We… don’t know who these people are, and that is a huge information gap. We need a legal approach to turn up information like this. As I’ve written previously, I am deeply concerned that LPs are using venture capital to produce weapons, financial instruments, and real estate plays that may or may not be legal. The fact that there is such a large missing piece of this financial picture, leads me to believe that demons lie that way. As VC gets deeper and deeper into weapons manufacturing, are we seeing a “laundering” system where LPs can use VCs to indirectly fund weapons manufacturing?
Food for thought!
The IRS is a pretty heavy hitter and does not fuck around. All other standards of civic participation aside, it is gonna fucking repo the money, period. They are used to looking at conspiracy of tax evasion, and they have wide latitude when it comes to getting the fucking money, and so on. We can clearly show statements of intent to evade taxes, statements of desire to harm the financial system, concrete moves to escape US sovereignty (using US money) — none of this even requires much detective work, which also leads me to believe that there is a whole TROVE of illegal bullshit in information that can only be unlocked through depositions and subpoenas.

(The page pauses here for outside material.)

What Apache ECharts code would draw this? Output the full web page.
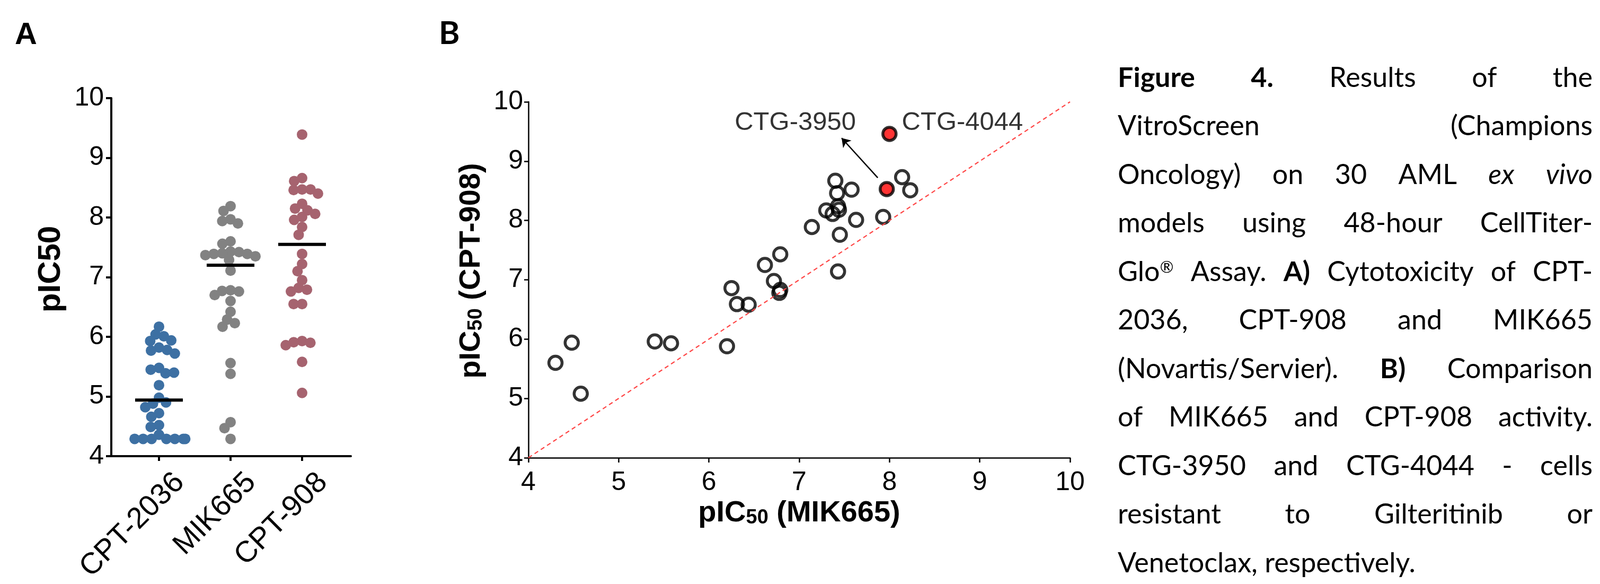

This is a topic I hope to come back to. I’ve been learning a lot about financial crime as we face this threat. I’m working on at least one piece about legal frameworks for crimes against humanity and human rights that I believe address the VC criminal behavior at a very deep level, and a way that is more closely connected to direct victims of harm. But, I’m also looking at this through a RICO lens and seeing what else comes to the fore.
I am writing this because unfortunately, the legal system could be one of our best hopes for catalyzing resistance to the venture capital threat. In a good mood, I think these conditions of severe economic downward pressure, upward wealth transfer, and the exposure of criminal bodies like venture capital, could help catalyze more broad-based resistance to the financial system, as we saw with Occupy.